| Your task |
For the records below, say how many lines contain the string "this". Give the number only.

| Dataset records |
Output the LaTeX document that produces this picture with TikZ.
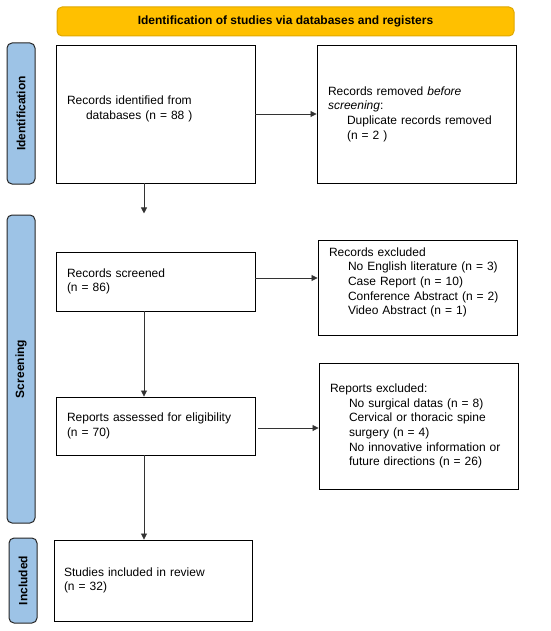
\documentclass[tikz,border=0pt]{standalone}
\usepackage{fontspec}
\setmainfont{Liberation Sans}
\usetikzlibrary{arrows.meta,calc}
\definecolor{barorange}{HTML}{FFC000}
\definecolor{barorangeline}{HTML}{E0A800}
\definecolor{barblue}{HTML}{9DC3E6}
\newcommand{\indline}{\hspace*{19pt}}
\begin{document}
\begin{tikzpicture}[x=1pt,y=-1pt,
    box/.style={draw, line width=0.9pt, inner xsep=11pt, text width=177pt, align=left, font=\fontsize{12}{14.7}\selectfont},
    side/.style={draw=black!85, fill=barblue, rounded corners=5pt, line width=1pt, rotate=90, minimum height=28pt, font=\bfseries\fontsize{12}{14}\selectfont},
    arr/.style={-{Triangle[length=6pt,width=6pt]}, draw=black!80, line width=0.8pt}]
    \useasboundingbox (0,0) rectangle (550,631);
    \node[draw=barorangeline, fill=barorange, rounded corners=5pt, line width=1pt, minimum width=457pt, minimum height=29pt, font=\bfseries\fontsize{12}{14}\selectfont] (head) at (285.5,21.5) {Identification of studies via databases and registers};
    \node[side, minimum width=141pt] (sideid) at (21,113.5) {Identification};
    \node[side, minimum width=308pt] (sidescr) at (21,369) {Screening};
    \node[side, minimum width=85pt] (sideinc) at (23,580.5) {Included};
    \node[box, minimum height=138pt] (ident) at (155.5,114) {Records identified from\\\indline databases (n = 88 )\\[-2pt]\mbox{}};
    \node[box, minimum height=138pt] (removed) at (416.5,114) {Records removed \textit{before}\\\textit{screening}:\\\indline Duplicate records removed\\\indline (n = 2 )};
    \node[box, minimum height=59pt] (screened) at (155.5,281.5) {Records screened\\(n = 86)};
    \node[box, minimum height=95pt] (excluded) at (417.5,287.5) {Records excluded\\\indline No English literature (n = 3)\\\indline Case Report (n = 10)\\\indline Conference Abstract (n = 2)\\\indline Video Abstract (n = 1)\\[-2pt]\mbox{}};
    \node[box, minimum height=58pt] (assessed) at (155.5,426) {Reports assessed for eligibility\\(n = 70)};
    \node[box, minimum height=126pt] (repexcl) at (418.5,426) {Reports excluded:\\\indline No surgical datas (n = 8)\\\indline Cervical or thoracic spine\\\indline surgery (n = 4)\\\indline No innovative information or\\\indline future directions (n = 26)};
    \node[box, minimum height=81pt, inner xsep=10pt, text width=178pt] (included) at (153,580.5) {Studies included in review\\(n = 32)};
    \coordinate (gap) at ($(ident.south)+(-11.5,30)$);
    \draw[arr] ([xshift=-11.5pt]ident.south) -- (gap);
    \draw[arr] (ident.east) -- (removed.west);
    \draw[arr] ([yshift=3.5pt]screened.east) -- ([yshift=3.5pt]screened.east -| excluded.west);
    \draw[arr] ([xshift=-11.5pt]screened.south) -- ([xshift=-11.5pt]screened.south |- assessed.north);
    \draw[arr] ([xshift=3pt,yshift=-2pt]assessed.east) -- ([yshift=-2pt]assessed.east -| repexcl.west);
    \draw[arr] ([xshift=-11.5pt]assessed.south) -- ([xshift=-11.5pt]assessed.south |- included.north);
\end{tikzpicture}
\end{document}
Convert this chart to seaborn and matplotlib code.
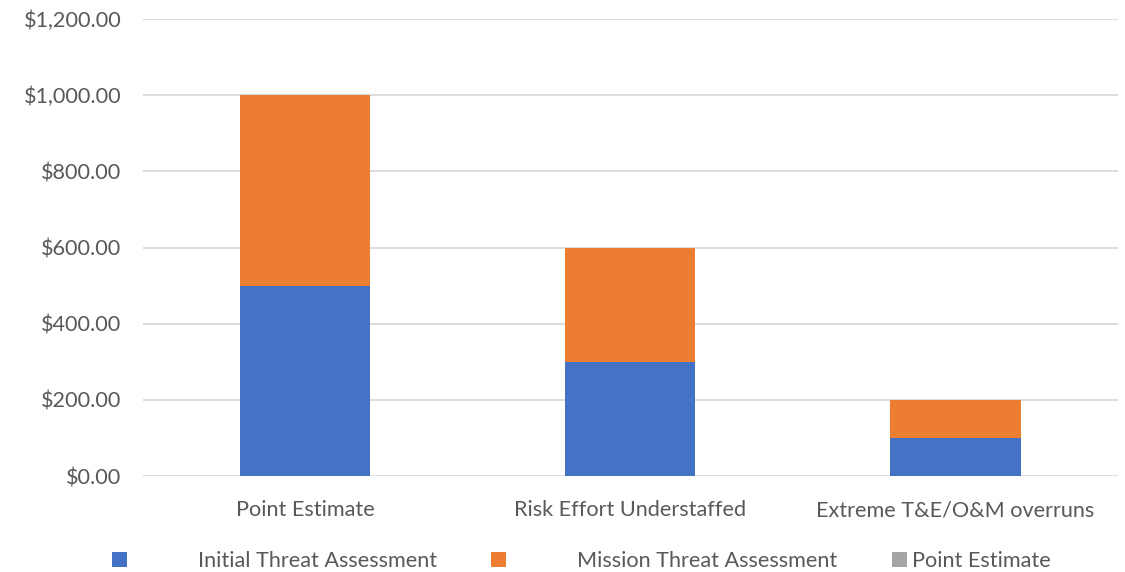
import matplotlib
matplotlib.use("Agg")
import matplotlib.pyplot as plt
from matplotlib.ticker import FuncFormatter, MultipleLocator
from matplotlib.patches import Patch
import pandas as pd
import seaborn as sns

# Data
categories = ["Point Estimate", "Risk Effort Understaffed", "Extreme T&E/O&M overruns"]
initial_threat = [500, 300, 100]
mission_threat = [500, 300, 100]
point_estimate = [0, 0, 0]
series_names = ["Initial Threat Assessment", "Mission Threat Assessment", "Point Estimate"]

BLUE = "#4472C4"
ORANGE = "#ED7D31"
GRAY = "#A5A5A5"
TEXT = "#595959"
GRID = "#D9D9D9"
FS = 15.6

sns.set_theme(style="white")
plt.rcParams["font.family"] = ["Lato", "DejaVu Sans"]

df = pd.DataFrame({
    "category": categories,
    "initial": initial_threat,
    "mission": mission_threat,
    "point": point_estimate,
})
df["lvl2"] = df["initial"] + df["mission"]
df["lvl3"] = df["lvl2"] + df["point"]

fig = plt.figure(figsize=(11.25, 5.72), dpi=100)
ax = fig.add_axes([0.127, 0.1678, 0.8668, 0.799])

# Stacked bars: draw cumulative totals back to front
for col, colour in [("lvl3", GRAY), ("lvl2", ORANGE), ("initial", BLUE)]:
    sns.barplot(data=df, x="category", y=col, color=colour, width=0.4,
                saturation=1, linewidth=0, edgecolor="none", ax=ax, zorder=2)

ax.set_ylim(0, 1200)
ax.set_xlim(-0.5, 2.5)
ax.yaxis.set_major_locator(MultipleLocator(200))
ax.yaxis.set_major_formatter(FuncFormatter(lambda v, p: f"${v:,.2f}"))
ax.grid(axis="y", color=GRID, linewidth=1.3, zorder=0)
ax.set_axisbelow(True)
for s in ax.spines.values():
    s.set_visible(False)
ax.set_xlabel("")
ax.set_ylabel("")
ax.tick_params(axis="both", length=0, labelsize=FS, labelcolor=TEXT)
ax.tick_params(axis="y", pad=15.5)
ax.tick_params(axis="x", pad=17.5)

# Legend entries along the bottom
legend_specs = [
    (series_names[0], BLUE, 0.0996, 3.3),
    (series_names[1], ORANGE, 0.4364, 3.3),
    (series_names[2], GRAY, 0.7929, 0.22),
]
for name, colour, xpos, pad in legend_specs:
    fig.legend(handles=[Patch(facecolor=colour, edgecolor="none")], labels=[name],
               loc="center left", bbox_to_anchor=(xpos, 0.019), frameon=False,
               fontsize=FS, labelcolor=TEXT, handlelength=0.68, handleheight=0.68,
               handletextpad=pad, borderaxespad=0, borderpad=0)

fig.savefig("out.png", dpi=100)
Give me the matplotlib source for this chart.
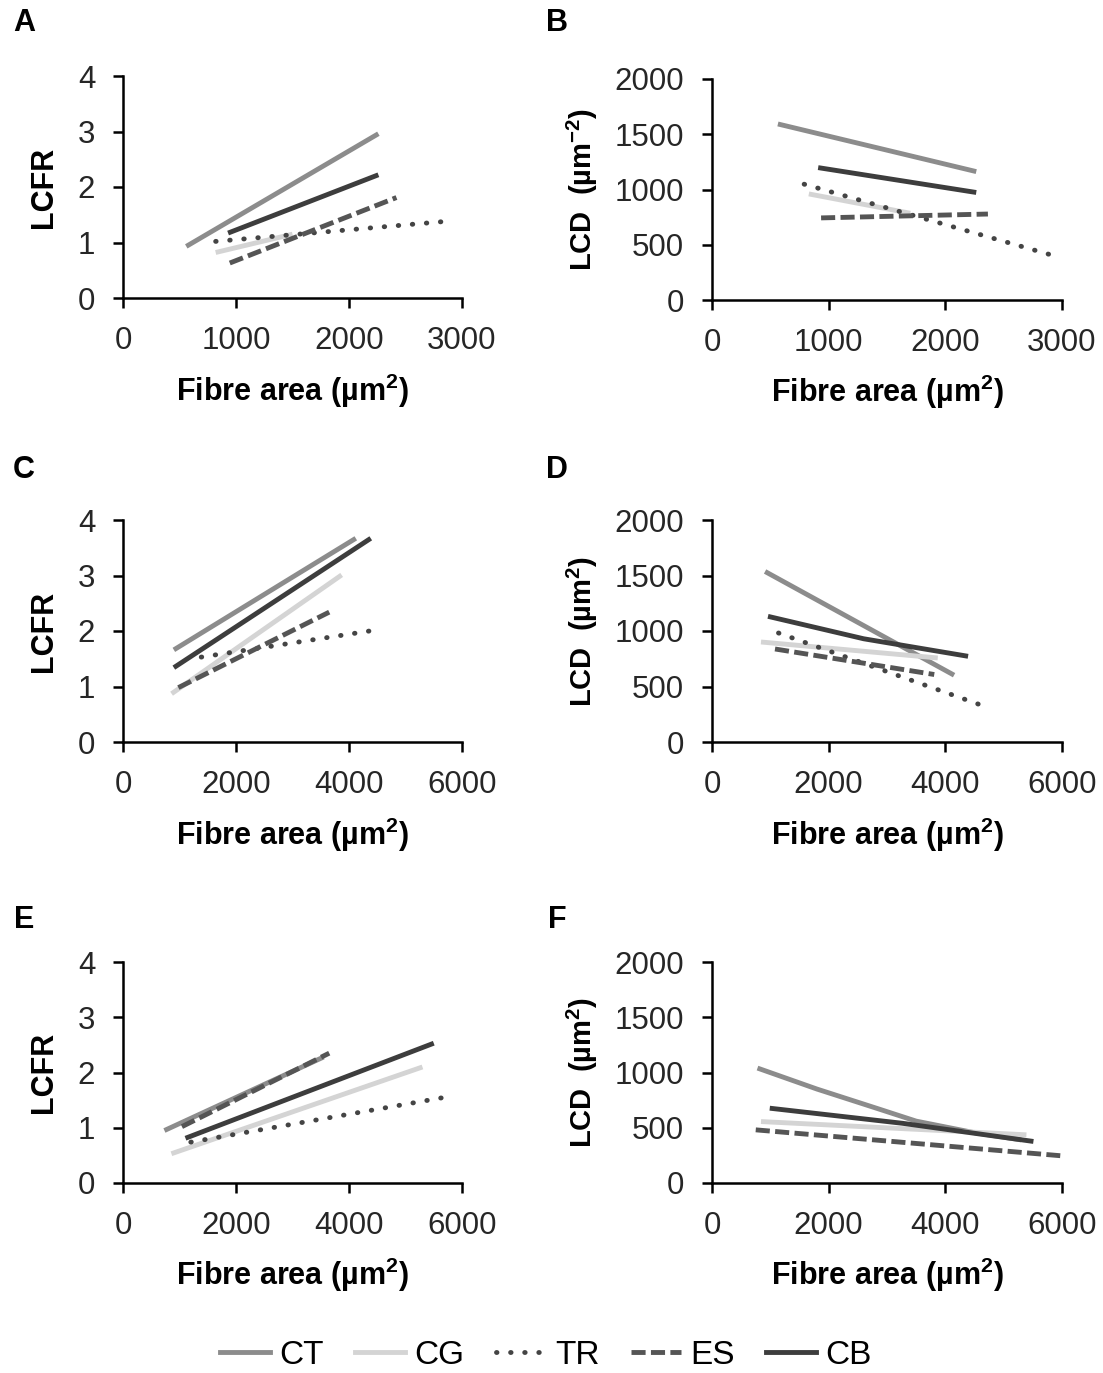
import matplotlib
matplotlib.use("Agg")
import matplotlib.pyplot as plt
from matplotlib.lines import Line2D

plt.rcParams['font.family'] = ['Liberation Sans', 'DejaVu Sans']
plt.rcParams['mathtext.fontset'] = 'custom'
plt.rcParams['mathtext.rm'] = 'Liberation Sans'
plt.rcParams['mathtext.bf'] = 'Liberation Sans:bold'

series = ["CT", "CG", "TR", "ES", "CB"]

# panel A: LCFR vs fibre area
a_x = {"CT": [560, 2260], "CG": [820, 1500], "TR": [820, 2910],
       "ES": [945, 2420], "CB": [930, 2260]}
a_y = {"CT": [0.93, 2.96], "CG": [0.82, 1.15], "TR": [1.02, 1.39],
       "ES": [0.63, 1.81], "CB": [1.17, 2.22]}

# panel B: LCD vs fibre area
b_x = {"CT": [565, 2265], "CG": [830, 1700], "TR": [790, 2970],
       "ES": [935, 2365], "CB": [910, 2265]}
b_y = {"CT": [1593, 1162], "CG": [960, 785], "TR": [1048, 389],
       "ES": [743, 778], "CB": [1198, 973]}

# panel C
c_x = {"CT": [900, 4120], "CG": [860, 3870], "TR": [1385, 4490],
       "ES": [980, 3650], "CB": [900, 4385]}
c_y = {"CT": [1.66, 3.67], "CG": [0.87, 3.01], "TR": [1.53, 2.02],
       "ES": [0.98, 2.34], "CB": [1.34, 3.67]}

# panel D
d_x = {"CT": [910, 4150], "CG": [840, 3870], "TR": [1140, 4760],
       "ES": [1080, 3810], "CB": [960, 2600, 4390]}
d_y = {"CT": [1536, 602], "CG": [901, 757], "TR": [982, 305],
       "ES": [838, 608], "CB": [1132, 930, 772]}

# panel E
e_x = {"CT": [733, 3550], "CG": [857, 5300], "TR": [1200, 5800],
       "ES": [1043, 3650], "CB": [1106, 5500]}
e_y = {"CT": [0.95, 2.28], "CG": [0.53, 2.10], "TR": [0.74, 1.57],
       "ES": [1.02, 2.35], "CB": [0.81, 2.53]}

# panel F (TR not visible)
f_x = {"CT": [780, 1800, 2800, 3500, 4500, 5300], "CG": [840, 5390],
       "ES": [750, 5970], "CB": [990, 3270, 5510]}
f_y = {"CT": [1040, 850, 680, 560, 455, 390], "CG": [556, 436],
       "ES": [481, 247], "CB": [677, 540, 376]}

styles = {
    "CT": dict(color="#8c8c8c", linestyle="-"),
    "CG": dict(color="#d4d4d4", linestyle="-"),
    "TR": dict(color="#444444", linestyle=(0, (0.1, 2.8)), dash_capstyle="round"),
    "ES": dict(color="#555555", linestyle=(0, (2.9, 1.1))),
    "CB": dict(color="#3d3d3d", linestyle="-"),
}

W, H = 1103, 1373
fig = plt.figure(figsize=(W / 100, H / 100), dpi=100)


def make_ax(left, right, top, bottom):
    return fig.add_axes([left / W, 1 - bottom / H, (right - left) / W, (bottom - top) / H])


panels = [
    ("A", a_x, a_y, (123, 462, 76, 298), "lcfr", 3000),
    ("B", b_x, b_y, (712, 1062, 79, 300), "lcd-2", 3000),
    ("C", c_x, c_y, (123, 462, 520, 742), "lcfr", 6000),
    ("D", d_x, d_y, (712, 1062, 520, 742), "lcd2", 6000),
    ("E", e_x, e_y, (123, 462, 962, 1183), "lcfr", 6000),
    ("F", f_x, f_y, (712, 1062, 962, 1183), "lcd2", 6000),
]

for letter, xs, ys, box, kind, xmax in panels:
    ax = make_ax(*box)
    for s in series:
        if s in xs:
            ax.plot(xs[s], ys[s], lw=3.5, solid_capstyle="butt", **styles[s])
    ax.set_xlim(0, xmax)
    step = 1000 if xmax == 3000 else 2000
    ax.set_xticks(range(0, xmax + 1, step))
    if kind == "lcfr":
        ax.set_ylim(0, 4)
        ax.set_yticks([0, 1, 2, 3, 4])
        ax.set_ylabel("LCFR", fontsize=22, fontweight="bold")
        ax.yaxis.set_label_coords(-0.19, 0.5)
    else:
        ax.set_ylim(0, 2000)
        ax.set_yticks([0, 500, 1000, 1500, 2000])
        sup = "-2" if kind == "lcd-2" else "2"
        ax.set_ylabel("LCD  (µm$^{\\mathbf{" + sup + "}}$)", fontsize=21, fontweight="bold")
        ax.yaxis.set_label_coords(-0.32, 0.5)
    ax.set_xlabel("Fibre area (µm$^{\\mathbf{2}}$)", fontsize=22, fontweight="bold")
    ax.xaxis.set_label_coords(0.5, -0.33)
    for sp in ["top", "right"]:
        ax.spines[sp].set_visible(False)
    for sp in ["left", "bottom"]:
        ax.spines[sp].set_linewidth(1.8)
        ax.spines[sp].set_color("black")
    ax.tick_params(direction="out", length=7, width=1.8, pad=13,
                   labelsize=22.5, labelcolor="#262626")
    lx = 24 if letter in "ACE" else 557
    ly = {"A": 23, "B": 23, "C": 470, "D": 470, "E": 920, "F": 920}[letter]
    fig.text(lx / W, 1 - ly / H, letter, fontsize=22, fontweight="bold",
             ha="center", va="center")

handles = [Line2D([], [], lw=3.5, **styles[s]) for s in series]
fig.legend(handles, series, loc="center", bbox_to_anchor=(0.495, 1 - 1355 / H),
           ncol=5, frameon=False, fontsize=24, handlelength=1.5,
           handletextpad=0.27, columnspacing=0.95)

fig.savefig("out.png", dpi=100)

| Solution to the problem |
3